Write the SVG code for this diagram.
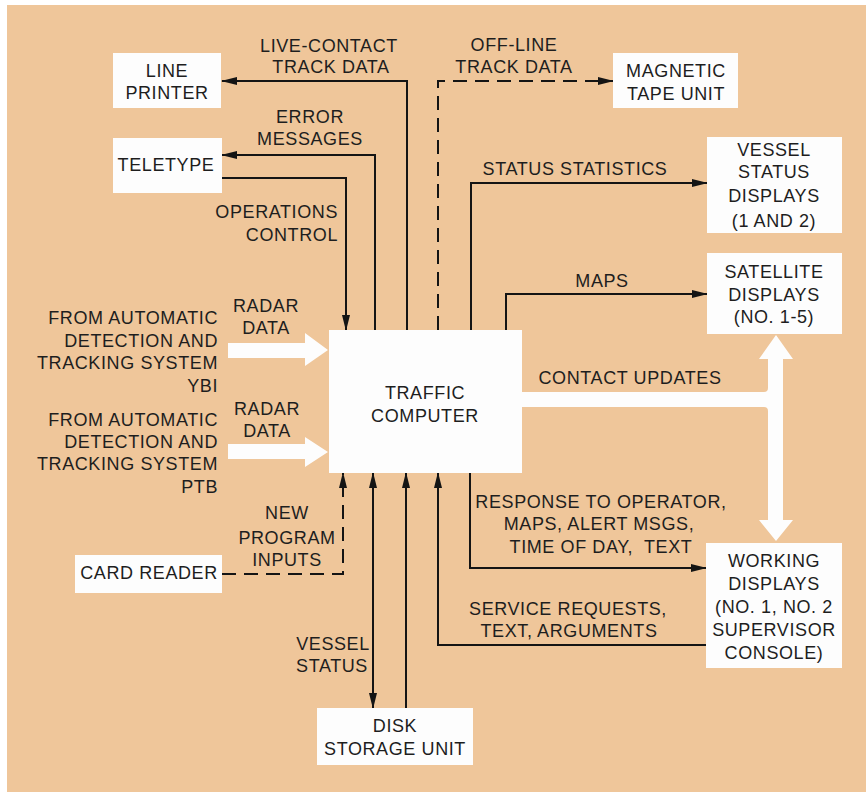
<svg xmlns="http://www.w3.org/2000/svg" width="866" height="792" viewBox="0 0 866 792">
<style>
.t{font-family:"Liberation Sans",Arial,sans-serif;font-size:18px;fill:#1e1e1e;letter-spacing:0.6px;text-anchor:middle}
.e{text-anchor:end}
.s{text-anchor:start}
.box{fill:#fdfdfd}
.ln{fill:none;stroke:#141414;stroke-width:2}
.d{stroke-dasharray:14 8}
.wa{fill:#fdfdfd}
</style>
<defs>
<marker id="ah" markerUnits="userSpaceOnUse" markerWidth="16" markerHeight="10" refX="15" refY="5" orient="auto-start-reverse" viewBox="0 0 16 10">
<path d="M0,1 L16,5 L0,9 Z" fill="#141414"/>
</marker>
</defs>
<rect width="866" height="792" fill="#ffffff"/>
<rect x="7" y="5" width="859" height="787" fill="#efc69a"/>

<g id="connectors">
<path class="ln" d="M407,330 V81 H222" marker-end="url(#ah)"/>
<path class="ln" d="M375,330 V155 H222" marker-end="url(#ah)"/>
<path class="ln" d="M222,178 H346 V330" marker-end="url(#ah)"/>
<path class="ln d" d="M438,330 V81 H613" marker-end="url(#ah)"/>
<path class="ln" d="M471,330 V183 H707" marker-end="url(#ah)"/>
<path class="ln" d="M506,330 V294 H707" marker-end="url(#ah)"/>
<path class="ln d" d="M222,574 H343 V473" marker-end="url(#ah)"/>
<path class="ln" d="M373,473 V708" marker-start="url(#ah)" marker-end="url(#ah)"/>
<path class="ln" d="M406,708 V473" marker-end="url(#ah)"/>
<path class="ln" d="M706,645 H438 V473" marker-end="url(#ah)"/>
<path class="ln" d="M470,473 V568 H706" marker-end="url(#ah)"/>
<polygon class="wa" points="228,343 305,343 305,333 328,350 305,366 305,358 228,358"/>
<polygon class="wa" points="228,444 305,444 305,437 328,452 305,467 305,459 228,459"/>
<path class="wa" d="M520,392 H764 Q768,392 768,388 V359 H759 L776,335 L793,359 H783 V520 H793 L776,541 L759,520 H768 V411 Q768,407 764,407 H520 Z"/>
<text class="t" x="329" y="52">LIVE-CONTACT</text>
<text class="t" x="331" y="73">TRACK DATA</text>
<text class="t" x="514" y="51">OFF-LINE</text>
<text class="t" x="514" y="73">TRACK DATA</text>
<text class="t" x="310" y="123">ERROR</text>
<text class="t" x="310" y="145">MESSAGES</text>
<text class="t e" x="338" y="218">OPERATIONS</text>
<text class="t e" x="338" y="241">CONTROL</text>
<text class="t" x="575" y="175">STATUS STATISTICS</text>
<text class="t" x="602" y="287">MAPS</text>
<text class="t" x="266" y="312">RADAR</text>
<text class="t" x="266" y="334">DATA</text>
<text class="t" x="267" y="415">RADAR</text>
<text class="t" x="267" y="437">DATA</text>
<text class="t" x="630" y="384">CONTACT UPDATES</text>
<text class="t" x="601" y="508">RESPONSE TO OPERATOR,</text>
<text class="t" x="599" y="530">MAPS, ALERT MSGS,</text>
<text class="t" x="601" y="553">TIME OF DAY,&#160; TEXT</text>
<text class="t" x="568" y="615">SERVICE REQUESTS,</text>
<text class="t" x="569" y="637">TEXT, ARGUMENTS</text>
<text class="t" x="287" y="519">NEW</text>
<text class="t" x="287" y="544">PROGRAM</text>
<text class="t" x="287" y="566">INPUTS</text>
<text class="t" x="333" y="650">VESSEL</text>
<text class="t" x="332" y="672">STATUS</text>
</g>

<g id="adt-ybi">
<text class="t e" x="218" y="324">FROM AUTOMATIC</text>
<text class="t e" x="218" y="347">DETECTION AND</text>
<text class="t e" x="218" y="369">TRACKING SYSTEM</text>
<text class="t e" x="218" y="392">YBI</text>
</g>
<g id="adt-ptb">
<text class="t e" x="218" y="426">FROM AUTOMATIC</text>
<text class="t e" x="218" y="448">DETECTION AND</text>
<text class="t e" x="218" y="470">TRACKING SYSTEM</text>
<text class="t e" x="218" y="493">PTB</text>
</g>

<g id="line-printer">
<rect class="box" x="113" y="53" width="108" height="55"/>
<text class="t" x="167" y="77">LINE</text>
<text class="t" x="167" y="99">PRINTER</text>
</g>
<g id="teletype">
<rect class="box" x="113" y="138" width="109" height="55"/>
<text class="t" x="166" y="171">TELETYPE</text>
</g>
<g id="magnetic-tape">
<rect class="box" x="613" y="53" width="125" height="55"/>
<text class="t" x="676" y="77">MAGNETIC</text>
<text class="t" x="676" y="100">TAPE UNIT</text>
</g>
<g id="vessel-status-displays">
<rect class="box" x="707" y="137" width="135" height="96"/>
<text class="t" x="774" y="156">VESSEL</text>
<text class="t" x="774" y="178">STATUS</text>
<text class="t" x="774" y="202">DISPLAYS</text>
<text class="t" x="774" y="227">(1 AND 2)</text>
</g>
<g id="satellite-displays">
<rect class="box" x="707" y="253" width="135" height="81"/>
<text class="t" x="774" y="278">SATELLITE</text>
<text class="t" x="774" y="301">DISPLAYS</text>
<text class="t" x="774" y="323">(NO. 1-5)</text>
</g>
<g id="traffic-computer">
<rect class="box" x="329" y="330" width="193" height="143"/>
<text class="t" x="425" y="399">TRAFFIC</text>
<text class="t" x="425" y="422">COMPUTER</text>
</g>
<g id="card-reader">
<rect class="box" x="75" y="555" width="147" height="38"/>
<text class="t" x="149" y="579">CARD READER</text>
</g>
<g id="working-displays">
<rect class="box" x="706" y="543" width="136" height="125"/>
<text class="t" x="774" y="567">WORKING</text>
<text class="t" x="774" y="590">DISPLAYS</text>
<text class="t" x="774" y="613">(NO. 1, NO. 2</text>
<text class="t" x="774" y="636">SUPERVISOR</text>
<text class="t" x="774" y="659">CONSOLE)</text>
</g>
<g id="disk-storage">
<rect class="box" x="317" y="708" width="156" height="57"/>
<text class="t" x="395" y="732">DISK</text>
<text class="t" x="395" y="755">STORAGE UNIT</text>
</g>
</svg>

...

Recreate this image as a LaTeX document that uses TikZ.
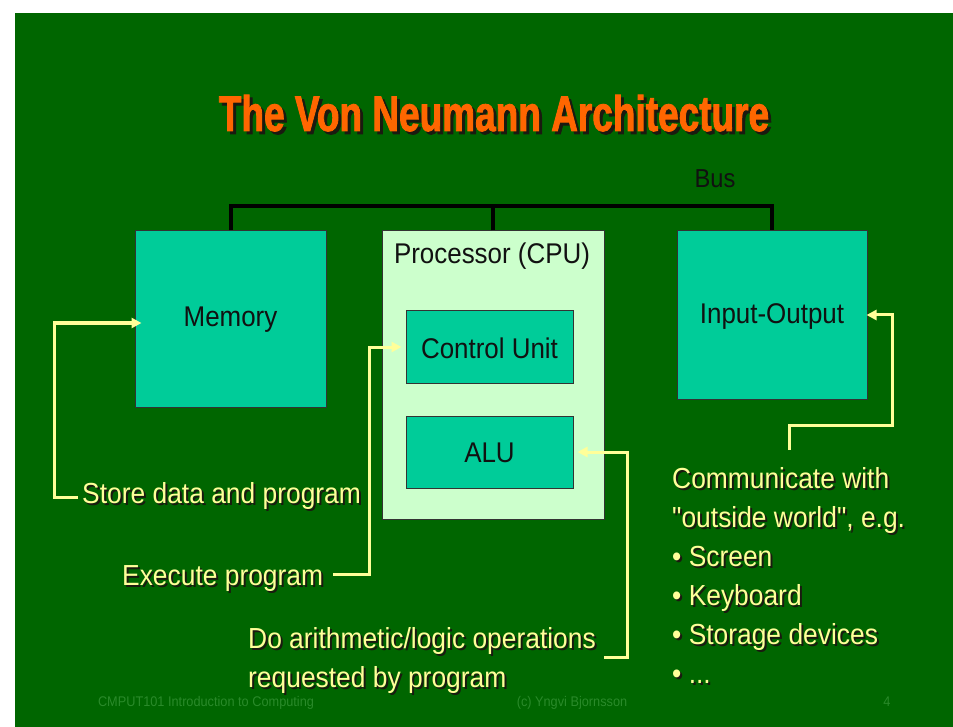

* GOAL OF THE EXERCISE
Pull out each line of the entries that contains "this".

* REPLY TO THE TASK
Write the SVG code for this diagram.
Recreate this image as a LaTeX document that uses TikZ.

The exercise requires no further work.